TL;DR

Site Reliability Engineer (Azure): Driving stability, reliability, and performance across multi-cloud platforms with an accent on application-level troubleshooting and proactive incident management. Focus on building robust observability systems, automating toil, and enhancing resilience through AI-Ops and IaC practices.

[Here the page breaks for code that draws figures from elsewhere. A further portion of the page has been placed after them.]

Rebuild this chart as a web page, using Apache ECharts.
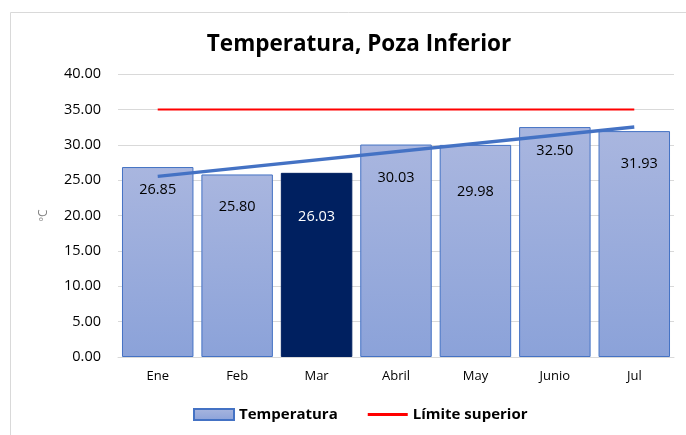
<!DOCTYPE html>
<html lang="es">
<head>
<meta charset="UTF-8">
<title>Temperatura, Poza Inferior</title>
<script src="https://cdn.jsdelivr.net/npm/echarts@6/dist/echarts.min.js"></script>
<style>
  html, body { margin: 0; padding: 0; background: #fff; }
  #chart { width: 686px; height: 435px; }
</style>
</head>
<body>
<div id="chart"></div>
<script>
// datos
var meses = ['Ene', 'Feb', 'Mar', 'Abril', 'May', 'Junio', 'Jul'];
var temperatura = [26.85, 25.80, 26.03, 30.03, 29.98, 32.50, 31.93];
var limiteSuperior = [35, 35, 35, 35, 35, 35, 35];
// tendencia lineal: solo extremos
var tendencia = [25.53, null, null, null, null, null, 32.51];
var mesDestacado = 'Mar';

// desplazamiento de etiquetas (estilo)
var labelOffsets = [[0, 10], [0, 20], [0, 32], [0, 21], [0, 34], [0, 11], [5, 20]];

var fuente = '"Open Sans", "Noto Sans", sans-serif';

var barGradient = new echarts.graphic.LinearGradient(0, 0, 0, 1, [
  { offset: 0, color: '#A9B6DF' },
  { offset: 1, color: '#8BA2D9' }
]);

var barData = temperatura.map(function (v, i) {
  var item = { value: v, label: { offset: labelOffsets[i] } };
  if (meses[i] === mesDestacado) {
    item.itemStyle = { color: '#002060', borderColor: '#002060' };
    item.label.color = '#FFFFFF';
  }
  return item;
});

var myChart = echarts.init(document.getElementById('chart'));
myChart.setOption({
  animation: false,
  textStyle: { fontFamily: fuente },
  graphic: [{
    type: 'rect',
    shape: { x: 10.5, y: 12.5, width: 700, height: 440 },
    style: { fill: 'none', stroke: '#D9D9D9', lineWidth: 1 },
    silent: true
  }],
  title: {
    text: 'Temperatura, Poza Inferior',
    left: 354,
    textAlign: 'center',
    top: 28,
    textStyle: { fontFamily: fuente, fontSize: 22.5, fontWeight: 'bold', color: '#000' }
  },
  legend: {
    top: 402,
    left: 188,
    itemWidth: 40,
    itemHeight: 11,
    itemGap: 30,
    textStyle: { fontFamily: fuente, fontSize: 15, fontWeight: 'bold', color: '#000' },
    data: [
      { name: 'Temperatura', icon: 'rect' },
      { name: 'Límite superior', icon: 'path://M0,0 L40,0 L40,3 L0,3 Z' }
    ]
  },
  grid: { left: 118, right: 12, top: 74, bottom: 78 },
  xAxis: {
    type: 'category',
    data: meses,
    axisLine: { lineStyle: { color: '#D9D9D9', width: 1 } },
    axisTick: { show: false },
    axisLabel: { color: '#000', fontSize: 13, margin: 13, fontFamily: fuente }
  },
  yAxis: {
    type: 'value',
    min: 0,
    max: 40,
    interval: 5,
    name: 'ºC',
    nameLocation: 'middle',
    nameGap: 68,
    nameTextStyle: { color: '#7F7F7F', fontSize: 12, fontFamily: fuente },
    axisLine: { show: false },
    axisTick: { show: false },
    splitLine: { lineStyle: { color: '#D9D9D9' } },
    axisLabel: {
      color: '#000',
      fontSize: 14.5,
      margin: 17,
      fontFamily: fuente,
      formatter: function (v) { return v.toFixed(2); }
    }
  },
  series: [{
    name: 'Temperatura',
    type: 'bar',
    barCategoryGap: '10%',
    data: barData,
    itemStyle: { color: barGradient, borderColor: '#4472C4', borderWidth: 1 },
    label: {
      show: true,
      position: 'insideTop',
      color: '#000',
      fontSize: 14.5,
      fontFamily: fuente,
      formatter: function (p) { return p.value.toFixed(2); }
    },
    z: 2
  }, {
    name: 'Límite superior',
    type: 'line',
    data: limiteSuperior,
    symbol: 'none',
    color: '#FF0000',
    lineStyle: { color: '#FF0000', width: 2 },
    z: 3
  }, {
    name: 'Tendencia',
    type: 'line',
    data: tendencia,
    connectNulls: true,
    symbol: 'none',
    lineStyle: { color: '#4472C4', width: 3.5 },
    z: 4
  }]
});
</script>
</body>
</html>
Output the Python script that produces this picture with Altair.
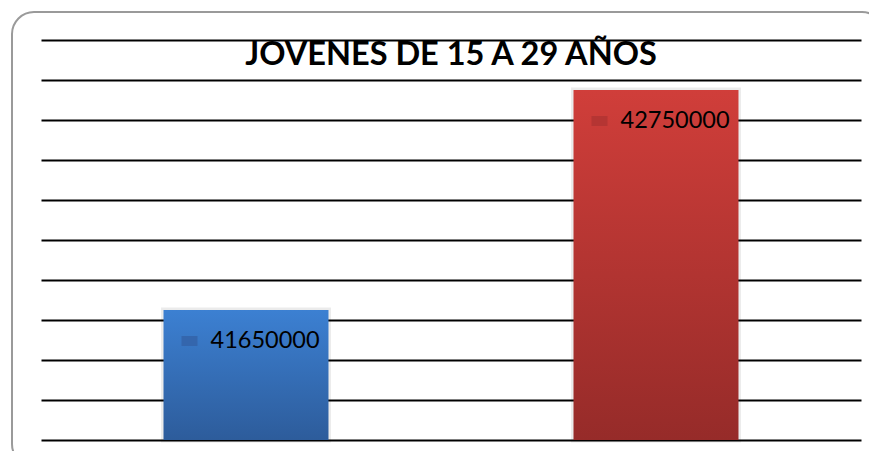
import altair as alt
import pandas as pd

# ---- data ----
categories = ["Grupo 1", "Grupo 2"]
values = [41650000, 42750000]
bar_top_colors = ["#3c80d2", "#d03e3a"]
bar_bottom_colors = ["#2d5c9b", "#962b29"]
key_colors = ["#3466ad", "#b53533"]
tick_values = [41000000, 41200000, 41400000, 41600000, 41800000, 42000000,
               42200000, 42400000, 42600000, 42800000, 43000000]
y_min, y_max = 41000000, 43000000
title_text = "JOVENES DE 15 A 29 AÑOS"

df = pd.DataFrame({"cat": categories, "value": values, "base": [y_min] * len(values)})

W, H = 820, 400

x_enc = alt.X("cat:N", sort=categories, axis=None,
              scale=alt.Scale(paddingInner=0.5976, paddingOuter=0.2988))
y_scale = alt.Scale(domain=[y_min, y_max], zero=False, nice=False)
y_enc = alt.Y("value:Q", scale=y_scale,
              axis=alt.Axis(values=tick_values, grid=True, gridColor="#000000",
                            gridWidth=2, domain=False, ticks=False, labels=False,
                            title=None))

base = alt.Chart(df)

layers = []

# frame (decoration)
frame = alt.Chart(alt.Data(values=[{}])).mark_rect(
    cornerRadius=22, fill="white", fillOpacity=0, stroke="#9a9a9a", strokeWidth=2
).encode(x=alt.value(-29), x2=alt.value(843), y=alt.value(-28), y2=alt.value(426))

# soft shadows under bars
shadow = base.mark_bar(fillOpacity=0, stroke="#000000", strokeOpacity=0.08,
                       strokeWidth=5).encode(x=x_enc, y=y_enc, y2="base:Q")
layers.append(shadow)

for cat, top, bot in zip(categories, bar_top_colors, bar_bottom_colors):
    grad = {
        "gradient": "linear",
        "x1": 0, "x2": 0, "y1": 0, "y2": 1,
        "stops": [{"offset": 0, "color": top}, {"offset": 1, "color": bot}],
    }
    layers.append(
        base.transform_filter(alt.datum.cat == cat)
        .mark_bar(color=grad)
        .encode(x=x_enc, y=y_enc, y2="base:Q")
    )

keys = base.mark_point(
    shape="M-1,-0.625H1V0.625H-1Z", size=256, filled=True, opacity=1,
    xOffset=-56.5, yOffset=31
).encode(
    x=x_enc, y=y_enc,
    color=alt.Color("cat:N", scale=alt.Scale(domain=categories, range=key_colors),
                    legend=None),
)

labels = base.mark_text(
    align="left", baseline="middle", dx=-35.5, dy=31, fontSize=23.5,
    font="Lato", color="#000000"
).encode(x=x_enc, y=y_enc, text=alt.Text("value:Q", format="d"))

title = alt.Chart(alt.Data(values=[{}])).mark_text(
    text=title_text, fontSize=32.5, font="Lato", fontWeight="bold",
    align="center", baseline="middle", color="#000000"
).encode(x=alt.value(410), y=alt.value(15))

chart = alt.layer(*layers, keys, labels, title, frame).properties(
    width=W, height=H,
    autosize=alt.AutoSizeParams(type="none"),
    padding={"left": 33, "top": 32, "right": 8, "bottom": 11},
    background="white",
).configure_view(stroke=None)

chart.save("out.html", embed_options={"renderer": "svg", "actions": False})
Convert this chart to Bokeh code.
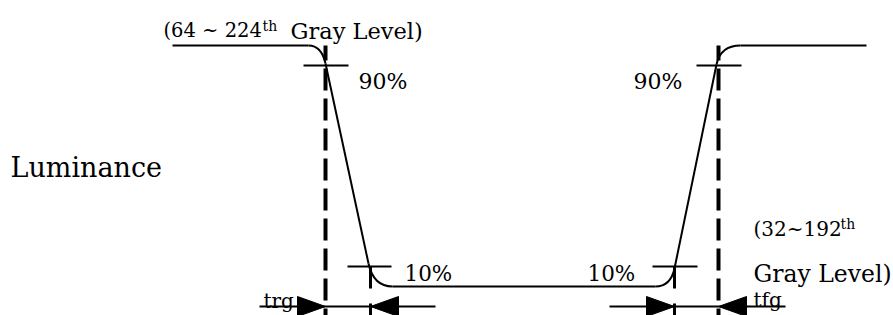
from bokeh.plotting import figure
from bokeh.models import Range1d
from bokeh.core.properties import value
from bokeh.embed import file_html
from bokeh.resources import INLINE

# ---- diagram data (pixel-like units of the drawing) ----
# time instants: 90% point of fall, 10% point of fall, 10% point of rise, 90% point of rise
t_fall90, t_fall10, t_rise10, t_rise90 = 325, 370, 674, 718
x_start, x_end = 172, 866
# luminance levels (screen-down units)
lvl_high, lvl_90, lvl_10, lvl_low = 45, 64, 266, 286
arrow_y = 306

labels = ["(64 ~ 224", "th", "Gray Level)", "90%", "90%", "Luminance",
          "10%", "10%", "(32~192", "th", "Gray Level)", "trg", "tfg"]
label_x = [163, 262, 290, 358, 633, 10, 404, 587, 753, 840, 753, 263, 753]
label_y = [30, 25, 30, 81, 81, 167, 273, 273, 228, 223, 273, 300, 299]
label_size = ["19.5px", "14px", "22.5px", "22px", "22px", "27px", "21.5px", "21.5px",
              "20px", "14px", "23.5px", "20px", "20px"]

FONT = "DejaVu Serif"

p = figure(width=893, height=315, output_backend="svg", toolbar_location=None,
           x_range=Range1d(0, 893), y_range=Range1d(315, 0),
           min_border=0, outline_line_color=None)
p.axis.visible = False
p.grid.visible = False

# ---- waveform ----
p.segment(x0=[x_start, t_fall90, t_fall10 + 22, t_rise10, t_rise90 + 22],
          y0=[lvl_high, lvl_90 - 1, lvl_low, lvl_10 + 2, lvl_high],
          x1=[t_fall90 - 17, t_fall10 - 2, t_rise10 - 19, t_rise90 - 2, x_end],
          y1=[lvl_high, lvl_10 - 3, lvl_low, lvl_90, lvl_high],
          line_color="black", line_width=2)
p.quadratic(x0=[t_fall90 - 17, t_fall10 - 2, t_rise10 - 19, t_rise90 - 2],
            y0=[lvl_high, lvl_10 - 3, lvl_low, lvl_90],
            cx=[t_fall90 - 4, t_fall10 + 3, t_rise10 - 4, t_rise90 + 2],
            cy=[lvl_high, lvl_low, lvl_low, lvl_high],
            x1=[t_fall90, t_fall10 + 22, t_rise10, t_rise90 + 22],
            y1=[lvl_90 - 1, lvl_low, lvl_10 + 2, lvl_high],
            line_color="black", line_width=2)

# ---- 90% / 10% horizontal ticks ----
p.segment(x0=[t_fall90 - 22, t_rise90 - 22, t_fall10 - 23, t_rise10 - 22],
          y0=[lvl_90 + 1, lvl_90 + 1, lvl_10, lvl_10],
          x1=[t_fall90 + 23, t_rise90 + 23, t_fall10 + 21, t_rise10 + 23],
          y1=[lvl_90 + 1, lvl_90 + 1, lvl_10, lvl_10],
          line_color="black", line_width=2)

# ---- dashed verticals ----
p.segment(x0=[t_fall90, t_rise90], y0=[lvl_high, lvl_high],
          x1=[t_fall90, t_rise90], y1=[320, 320],
          line_color="black", line_width=4, line_dash="22 8", line_dash_offset=7)
p.segment(x0=[t_fall10, t_rise10], y0=[lvl_10, lvl_10],
          x1=[t_fall10, t_rise10], y1=[320, 320],
          line_color="black", line_width=3, line_dash="22 15")

# ---- dimension arrows ----
p.segment(x0=[t_fall90 - 66, t_rise10 - 65], y0=[arrow_y, arrow_y],
          x1=[t_fall10 + 65, t_rise90 + 67], y1=[arrow_y, arrow_y],
          line_color="black", line_width=2)
heads_tip = [t_fall90, t_fall10, t_rise10, t_rise90]
heads_dir = [1, -1, 1, -1]
hx = [[t, t - d * 28, t - d * 28] for t, d in zip(heads_tip, heads_dir)]
hy = [[arrow_y, arrow_y - 10, arrow_y + 10] for _ in heads_tip]
p.patches(hx, hy, fill_color="black", line_color="black", line_width=1)

# ---- labels ----
for txt, x, y, s in zip(labels, label_x, label_y, label_size):
    p.text(x=[x], y=[y], text=[txt], text_font=value(FONT), text_font_size=s,
           text_color="black", text_baseline="alphabetic", text_align="left")

open("out.html", "w").write(file_html(p, INLINE))
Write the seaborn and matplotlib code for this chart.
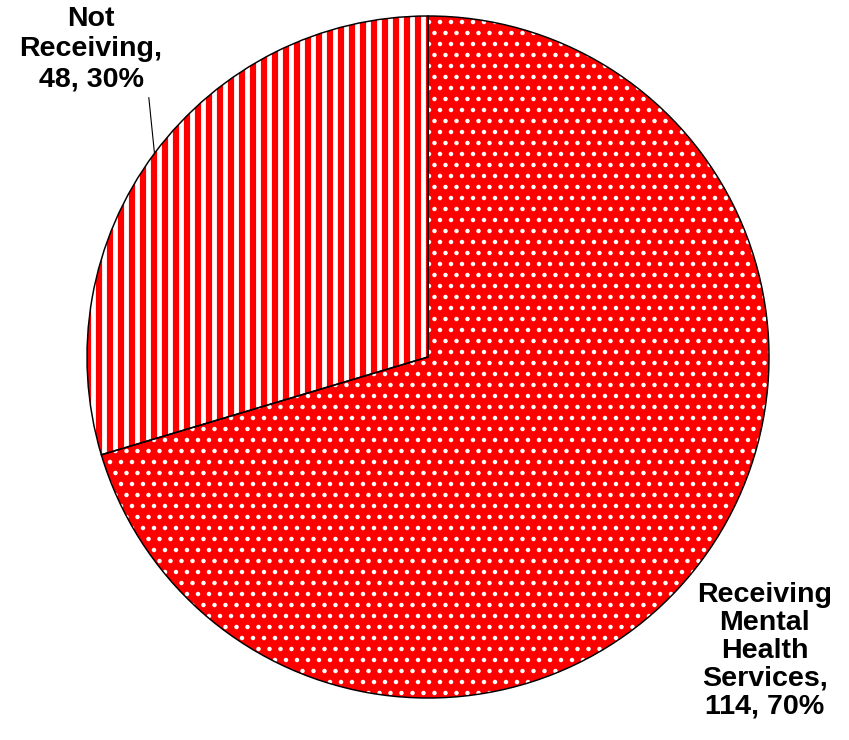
import numpy as np
import pandas as pd
import matplotlib
matplotlib.use("Agg")
import matplotlib.pyplot as plt
import seaborn as sns

# ---- data ----
categories = ["Receiving\nMental\nHealth\nServices", "Not\nReceiving"]
counts = [114, 48]
percents = [70, 30]
fill_color = "#FF0000"
hatches = [".", "|"]

sns.set_theme(style="white")
plt.rcParams["font.family"] = ["Liberation Sans", "DejaVu Sans"]

DPI = 200 / 3
fig = plt.figure(figsize=(850 / DPI, 740 / DPI), dpi=DPI)
fig.patch.set_facecolor("white")

cx, cy, r = 428, 357, 341
W, H = 850, 740
ax = fig.add_axes([(cx - r) / W, (H - cy - r) / H, 2 * r / W, 2 * r / H])

df = pd.DataFrame({"category": categories, "count": counts, "pct": percents})

# fill with white hatch
wedges, _ = ax.pie(df["count"], startangle=90, counterclock=False, radius=1,
                   colors=[fill_color] * len(df), hatch=hatches,
                   wedgeprops=dict(edgecolor="white", linewidth=0))
hlw = [2.4, 5.2]
for w, lw in zip(wedges, hlw):
    if hasattr(w, "set_hatch_linewidth"):
        w.set_hatch_linewidth(lw)

# black outlines
outl, _ = ax.pie(df["count"], startangle=90, counterclock=False, radius=1,
                 colors=["none"] * len(df),
                 wedgeprops=dict(edgecolor="black", linewidth=1.6, fill=False))

ax.set_xlim(-1, 1)
ax.set_ylim(-1, 1)
ax.set_aspect("equal")
ax.axis("off")

fs = 31
labels = [f"{c},\n{n}, {p}%" for c, n, p in zip(df["category"], df["count"], df["pct"])]

# Receiving label
ax.text(0.988, -0.862, labels[0], ha="center", va="center", fontsize=fs,
        fontweight="bold", linespacing=1.1, color="black")

# Not receiving label with leader
w1 = outl[1]
mid = np.deg2rad((w1.theta1 + w1.theta2) / 2)
ax.annotate(labels[1], xy=(np.cos(mid), np.sin(mid)), xytext=(-0.988, 0.902),
            ha="center", va="center", fontsize=fs, fontweight="bold",
            linespacing=1.2, color="black",
            arrowprops=dict(arrowstyle="-", color="black", lw=1.2,
                            shrinkA=3, shrinkB=0, relpos=(0.9, 0.0)),
            annotation_clip=False)

fig.savefig("out.png", dpi=DPI, facecolor="white")
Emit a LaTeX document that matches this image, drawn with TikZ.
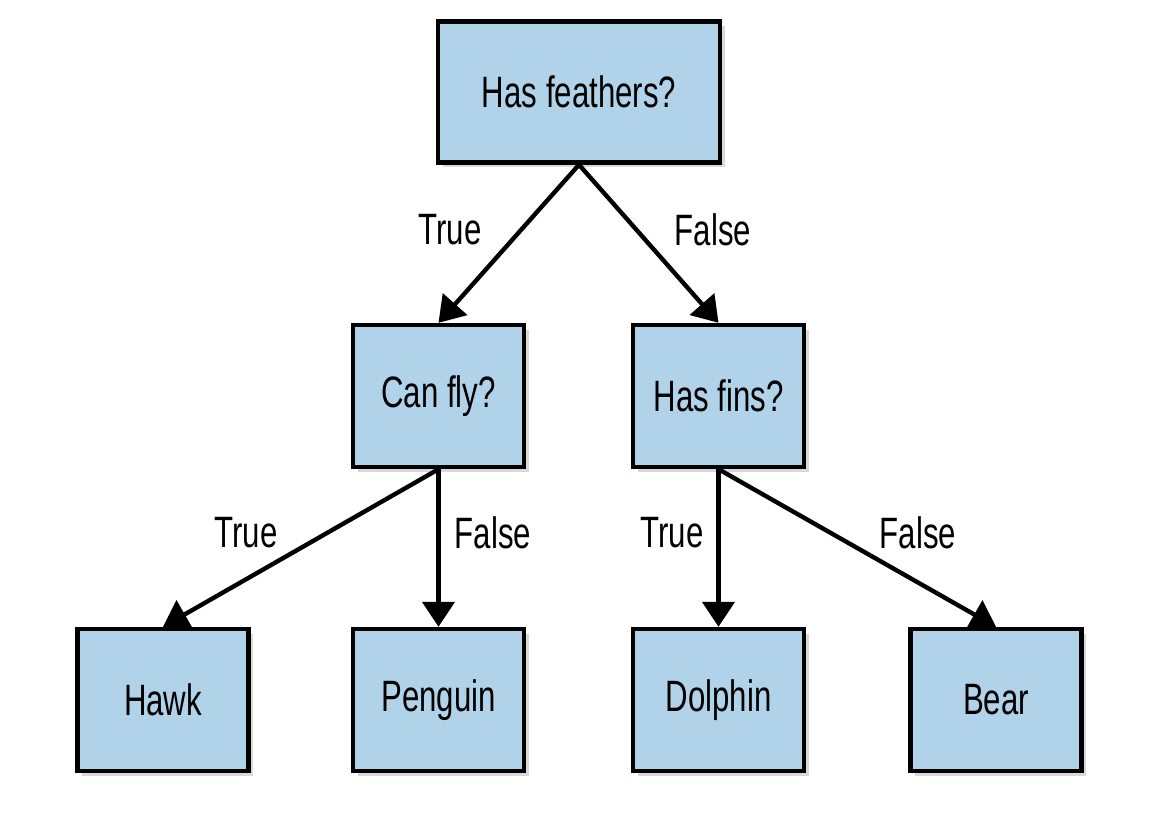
\documentclass[tikz,border=0pt]{standalone}
\usepackage{fontspec}
\setmainfont[FakeStretch=0.71]{Liberation Sans}
\usetikzlibrary{arrows.meta,shadows}
\definecolor{sky}{RGB}{177,211,233}
\definecolor{ink}{RGB}{0,0,0}
\tikzset{
  >={Triangle[length=5mm,width=6.4mm]},
  box/.style={draw=ink,fill=sky,line width=2.5pt,minimum height=28.4mm,minimum width=34.2mm,
    align=center,font=\fontsize{25}{29}\selectfont,
    drop shadow={shadow xshift=0.9mm,shadow yshift=-0.9mm,opacity=0.3}},
  flow/.style={->,line width=2.5pt,draw=ink},
  tag/.style={font=\fontsize{25}{29}\selectfont,text=ink},
}
\begin{document}
\begin{tikzpicture}
  \useasboundingbox (0,0) rectangle (23.04,-16.48);
  % decision boxes
  \node[box,minimum width=56.4mm,minimum height=28.2mm] (feathers) at (11.58,-1.84) {Has feathers?};
  \node[box] (fly) at (8.77,-7.92) {Can fly?};
  \node[box] (fins) at (14.37,-7.92) {Has fins?};
  % leaves
  \node[box] (hawk) at (3.26,-14.0) {Hawk};
  \node[box] (penguin) at (8.77,-14.0) {Penguin};
  \node[box] (dolphin) at (14.37,-14.0) {Dolphin};
  \node[box] (bear) at (19.92,-14.0) {Bear};
  % edges
  \draw[flow] (feathers.south) -- (fly.north);
  \draw[flow] (feathers.south) -- (fins.north);
  \draw[flow] (fly.south) -- (hawk.north);
  \draw[flow] (fly.south) -- (penguin.north);
  \draw[flow] (fins.south) -- (dolphin.north);
  \draw[flow] (fins.south) -- (bear.north);
  \node[tag] (t1) at (9.0,-4.6) {True};
  \node[tag] (f1) at (14.26,-4.6) {False};
  \node[tag] (t2) at (4.92,-10.66) {True};
  \node[tag] (f2) at (9.86,-10.66) {False};
  \node[tag] (t3) at (13.44,-10.66) {True};
  \node[tag] (f3) at (18.36,-10.66) {False};
\end{tikzpicture}
\end{document}
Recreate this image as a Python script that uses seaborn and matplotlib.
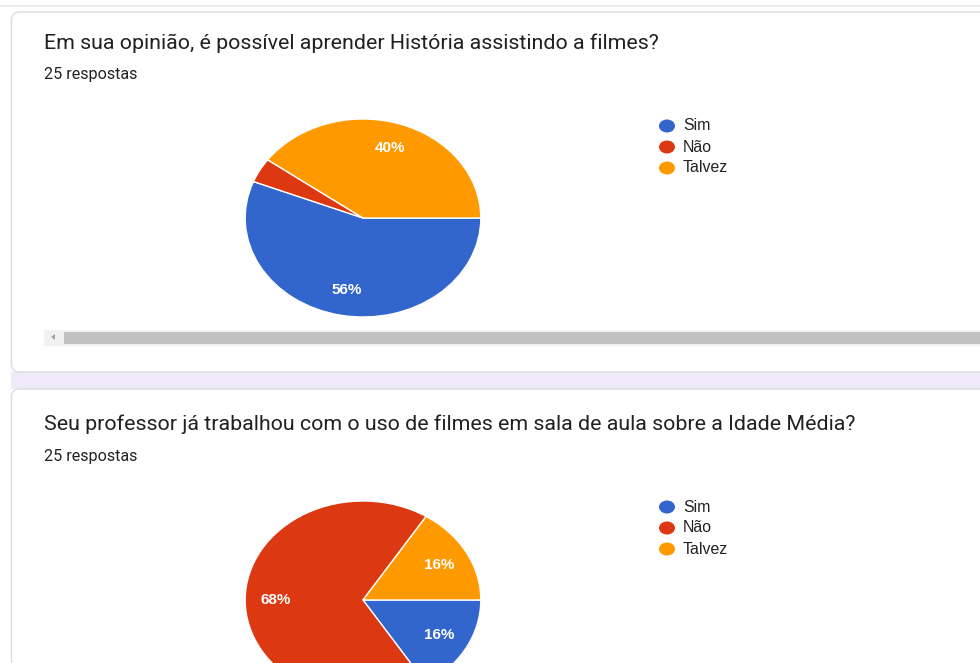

Location: Must be based in the United States and authorized to work without sponsorship

Salary: $129,000–$143,000 + bonus + benefits

Company

Avaya is a leader in enterprise software and cloud communications, focused on unifying customer experiences and creating enduring digital connections.

What you will do

  • Respond to and manage incidents as part of a 24/7 on-call rotation.
  • Perform deep-dive troubleshooting of application performance, logs, and traces.
  • Build and maintain observability dashboards using Datadog, Grafana, and cloud-native tools.
  • Define SLOs and SLIs to proactively identify reliability risks.
  • Integrate AI-Ops tools for predictive alerting and automated incident correlation.
  • Lead post-incident reviews and implement systemic improvements to prevent recurring issues.

Requirements

  • 5+ years of experience in Site Reliability, DevOps, or Cloud Operations roles.
  • Must be authorized to work in the United States without visa sponsorship.
  • Strong expertise in Azure and GCP cloud environments.
  • Proficiency in IaC tools like Terraform and Ansible.
  • Experience with CI/CD pipelines (Jenkins, GitHub Actions).
  • Proven ability in deep-dive application troubleshooting and log analysis.

Culture & Benefits

  • Comprehensive benefits package.
  • Performance-related annual bonus.
  • Collaborative work environment focused on engineering growth.
  • Equal Opportunity employer committed to diversity and equality.